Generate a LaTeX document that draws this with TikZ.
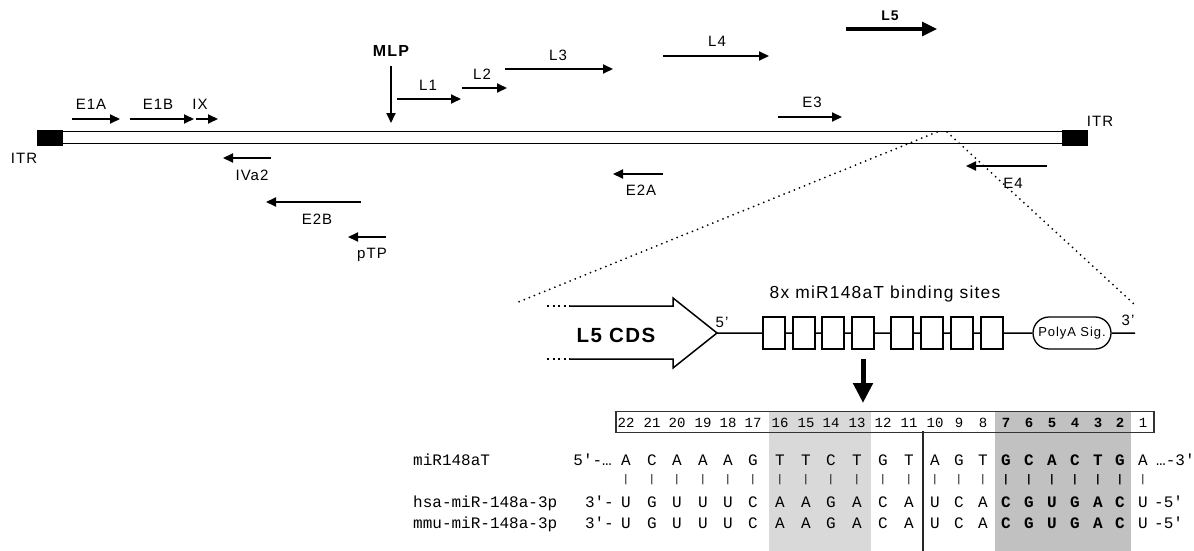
\documentclass[tikz,border=0pt]{standalone}
\usepackage{fontspec}
\setmainfont{Liberation Sans}[LetterSpace=7]
\newfontfamily\monofam{Liberation Mono}
\usetikzlibrary{arrows.meta,shapes.misc}
\definecolor{lgray}{HTML}{D9D9D9}
\definecolor{dgray}{HTML}{C1C1C1}
\begin{document}
\begin{tikzpicture}[x=1pt,y=-1pt,
  lbl/.style={anchor=base,inner sep=0pt,font=\fontsize{15}{17}\selectfont},
  blbl/.style={anchor=base,inner sep=0pt,font=\fontsize{16}{18}\selectfont\bfseries},
  gene/.style={line width=2pt,-{Triangle[length=10pt,width=9pt]}},
  biggene/.style={line width=3.2pt,-{Triangle[length=15pt,width=14pt]}},
  itrbox/.style={fill=black,draw=black,inner sep=0pt,minimum width=25pt,minimum height=15pt},
  zoomline/.style={line width=2pt,dash pattern=on 0pt off 5.5pt,line cap=round},
  site/.style={draw,line width=1.3pt,inner sep=0pt,minimum width=22pt,minimum height=32pt},
  seq/.style={anchor=base,inner sep=0pt,font=\monofam\fontsize{16}{18}\selectfont},
  bseq/.style={anchor=base,inner sep=0pt,font=\monofam\bfseries\fontsize{16}{18}\selectfont},
  num/.style={anchor=base,inner sep=0pt,font=\monofam\fontsize{14}{16}\selectfont},
  bnum/.style={anchor=base,inner sep=0pt,font=\monofam\bfseries\fontsize{14}{16}\selectfont},
  pipe/.style={anchor=center,inner sep=0pt,font=\monofam\fontsize{11}{12}\selectfont},
  bpipe/.style={anchor=center,inner sep=0pt,font=\monofam\bfseries\fontsize{11}{12}\selectfont}
]
\useasboundingbox (0,0) rectangle (1194,551);

% ---------- genome ----------
\draw[line width=1.6pt] (63,131.5) -- (1062,131.5);
\draw[line width=1.6pt] (63,143.5) -- (1062,143.5);
\node[itrbox,anchor=north west] (itrL) at (37,130) {};
\node[itrbox,anchor=north west] (itrR) at (1062,130) {};
\node[lbl] (tITRL) at (24,163) {ITR};
\node[lbl] (tITRR) at (1100,126) {ITR};

% forward transcription units
\draw[gene] (72,119) -- (120,119);
\node[lbl] (tE1A) at (91,110) {E1A};
\draw[gene] (130,119) -- (194,119);
\node[lbl] (tE1B) at (158,110) {E1B};
\draw[gene] (196,119) -- (218,119);
\node[lbl] (tIX) at (200,110) {IX};

\node[blbl] (tMLP) at (391,57) {MLP};
\draw[gene] (391,66) -- (391,123);

\draw[gene] (397,99) -- (461,99);
\node[lbl] (tL1) at (428,91) {L1};
\draw[gene] (462,88) -- (507,88);
\node[lbl] (tL2) at (482,79) {L2};
\draw[gene] (505,69) -- (613,69);
\node[lbl] (tL3) at (558,61) {L3};
\draw[gene] (663,56) -- (769,56);
\node[lbl] (tL4) at (717,47) {L4};
\draw[biggene] (846,29) -- (937,29);
\node[blbl,font=\fontsize{14}{16}\selectfont\bfseries] (tL5) at (890,21) {L5};
\draw[gene] (778,117) -- (842,117);
\node[lbl] (tE3) at (812,107) {E3};

% reverse transcription units
\draw[gene] (271,158) -- (223,158);
\node[lbl] (tIVa2) at (252,180) {IVa2};
\draw[gene] (361,202) -- (266,202);
\node[lbl] (tE2B) at (317,224) {E2B};
\draw[gene] (386,237) -- (348,237);
\node[lbl] (tpTP) at (372,258) {pTP};
\draw[gene] (663,174) -- (613,174);
\node[lbl] (tE2A) at (641,195) {E2A};
\draw[gene] (1047,166) -- (966,166);
\node[lbl] (tE4) at (1013,188) {E4};

% zoom lines
\coordinate (zA) at (937,132);
\coordinate (zB) at (947,132);
\coordinate (zL) at (516,303);
\coordinate (zR) at (1134,304);
\draw[zoomline] (zA) -- (zL);
\draw[zoomline] (zB) -- (zR);

% ---------- cassette ----------
\draw[line width=1.5pt,line join=miter] (570,306) -- (673,306) -- (673,298) -- (717,333) -- (673,368) -- (673,359) -- (570,359);
\draw[line width=1.5pt,dash pattern=on 2pt off 3.5pt] (547,306) -- (570,306);
\draw[line width=1.5pt,dash pattern=on 2pt off 3.5pt] (547,359) -- (570,359);
\node[anchor=base,inner sep=0pt,font=\fontsize{20.5}{22}\selectfont\bfseries] (cds) at (616,342) {L5 CDS};
\node[lbl] (five) at (722,327) {5'};
\coordinate (tip) at (717,333);

\node[site] (b1) at (774,333) {};
\node[site] (b2) at (804,333) {};
\node[site] (b3) at (833,333) {};
\node[site] (b4) at (863,333) {};
\node[site] (b5) at (902,333) {};
\node[site] (b6) at (932,333) {};
\node[site] (b7) at (962,333) {};
\node[site] (b8) at (992,333) {};
\node[rounded rectangle,draw,line width=1.3pt,inner sep=0pt,minimum width=78pt,minimum height=32pt,
      font=\fontsize{13}{15}\selectfont] (pa) at (1072,333) {PolyA Sig.};
\coordinate (end3) at (1135,333);
\node[lbl] (three) at (1128,325) {3'};
\node[anchor=base,inner sep=0pt,font=\fontsize{17.4}{19}\selectfont] (sites) at (885,298) {8x miR148aT binding sites};

\draw[line width=1.5pt] (tip) -- (b1) -- (b2) -- (b3) -- (b4) -- (b5) -- (b6) -- (b7) -- (b8) -- (pa) -- (end3);

\draw[line width=5pt,-{Triangle[length=20pt,width=19pt]}] (b4.south) ++(0,9) -- (863,403);

% ---------- alignment ----------
\fill[lgray] (769,411) rectangle (871,551);
\fill[dgray] (995,411) rectangle (1131,551);
\node[draw=black!80,line width=1.5pt,inner sep=0pt,anchor=north west,minimum width=538pt,minimum height=21pt] (numbox) at (615,410.5) {};
\draw[line width=1.3pt,draw=black!85] (923,431) -- (923,551);

\node[seq,anchor=base west] (lab1) at (413,465) {miR148aT};
\node[seq,anchor=base west] (lab2) at (413,507) {hsa-miR-148a-3p};
\node[seq,anchor=base west] (lab3) at (413,528) {mmu-miR-148a-3p};
\node[seq,anchor=base east] (e1) at (612,465) {5'-…};
\node[seq,anchor=base east] (e2) at (614,507) {3'-};
\node[seq,anchor=base east] (e3) at (614,528) {3'-};
\node[seq,anchor=base west] (r1) at (1156,465) {…-3'};
\node[seq,anchor=base west] (r2) at (1154,507) {-5'};
\node[seq,anchor=base west] (r3) at (1154,528) {-5'};

\foreach \x/\n/\t/\q in {626/22/A/U, 652/21/C/G, 677/20/A/U, 703/19/A/U, 728/18/A/U, 753/17/G/C,
  780/16/T/A, 806/15/T/A, 831/14/C/G, 857/13/T/A, 883/12/G/C, 909/11/T/A, 935/10/A/U,
  959/9/G/C, 983/8/T/A, 1143/1/A/U}{
  \node[num] (n\n) at (\x,427) {\n};
  \node[seq] (t\n) at (\x,465) {\t};
  \node[pipe] (p\n) at (\x,480) {|};
  \node[seq] (h\n) at (\x,507) {\q};
  \node[seq] (m\n) at (\x,528) {\q};
}
\foreach \x/\n/\t/\q in {1006/7/G/C, 1029/6/C/G, 1052/5/A/U, 1075/4/C/G, 1098/3/T/A, 1120/2/G/C}{
  \node[bnum] (n\n) at (\x,427) {\n};
  \node[bseq] (t\n) at (\x,465) {\t};
  \node[bpipe] (p\n) at (\x,480) {|};
  \node[bseq] (h\n) at (\x,507) {\q};
  \node[bseq] (m\n) at (\x,528) {\q};
}
\end{tikzpicture}
\end{document}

## Stated problem
Copy nothing but the lines from the first one in the listing through the line with "(391,66) -- (391,123);", and omit the pictures.

## Expected output
Generate a LaTeX document that draws this with TikZ.
\documentclass[tikz,border=0pt]{standalone}
\usepackage{fontspec}
\setmainfont{Liberation Sans}[LetterSpace=7]
\newfontfamily\monofam{Liberation Mono}
\usetikzlibrary{arrows.meta,shapes.misc}
\definecolor{lgray}{HTML}{D9D9D9}
\definecolor{dgray}{HTML}{C1C1C1}
\begin{document}
\begin{tikzpicture}[x=1pt,y=-1pt,
  lbl/.style={anchor=base,inner sep=0pt,font=\fontsize{15}{17}\selectfont},
  blbl/.style={anchor=base,inner sep=0pt,font=\fontsize{16}{18}\selectfont\bfseries},
  gene/.style={line width=2pt,-{Triangle[length=10pt,width=9pt]}},
  biggene/.style={line width=3.2pt,-{Triangle[length=15pt,width=14pt]}},
  itrbox/.style={fill=black,draw=black,inner sep=0pt,minimum width=25pt,minimum height=15pt},
  zoomline/.style={line width=2pt,dash pattern=on 0pt off 5.5pt,line cap=round},
  site/.style={draw,line width=1.3pt,inner sep=0pt,minimum width=22pt,minimum height=32pt},
  seq/.style={anchor=base,inner sep=0pt,font=\monofam\fontsize{16}{18}\selectfont},
  bseq/.style={anchor=base,inner sep=0pt,font=\monofam\bfseries\fontsize{16}{18}\selectfont},
  num/.style={anchor=base,inner sep=0pt,font=\monofam\fontsize{14}{16}\selectfont},
  bnum/.style={anchor=base,inner sep=0pt,font=\monofam\bfseries\fontsize{14}{16}\selectfont},
  pipe/.style={anchor=center,inner sep=0pt,font=\monofam\fontsize{11}{12}\selectfont},
  bpipe/.style={anchor=center,inner sep=0pt,font=\monofam\bfseries\fontsize{11}{12}\selectfont}
]
\useasboundingbox (0,0) rectangle (1194,551);

% ---------- genome ----------
\draw[line width=1.6pt] (63,131.5) -- (1062,131.5);
\draw[line width=1.6pt] (63,143.5) -- (1062,143.5);
\node[itrbox,anchor=north west] (itrL) at (37,130) {};
\node[itrbox,anchor=north west] (itrR) at (1062,130) {};
\node[lbl] (tITRL) at (24,163) {ITR};
\node[lbl] (tITRR) at (1100,126) {ITR};

% forward transcription units
\draw[gene] (72,119) -- (120,119);
\node[lbl] (tE1A) at (91,110) {E1A};
\draw[gene] (130,119) -- (194,119);
\node[lbl] (tE1B) at (158,110) {E1B};
\draw[gene] (196,119) -- (218,119);
\node[lbl] (tIX) at (200,110) {IX};

\node[blbl] (tMLP) at (391,57) {MLP};
\draw[gene] (391,66) -- (391,123);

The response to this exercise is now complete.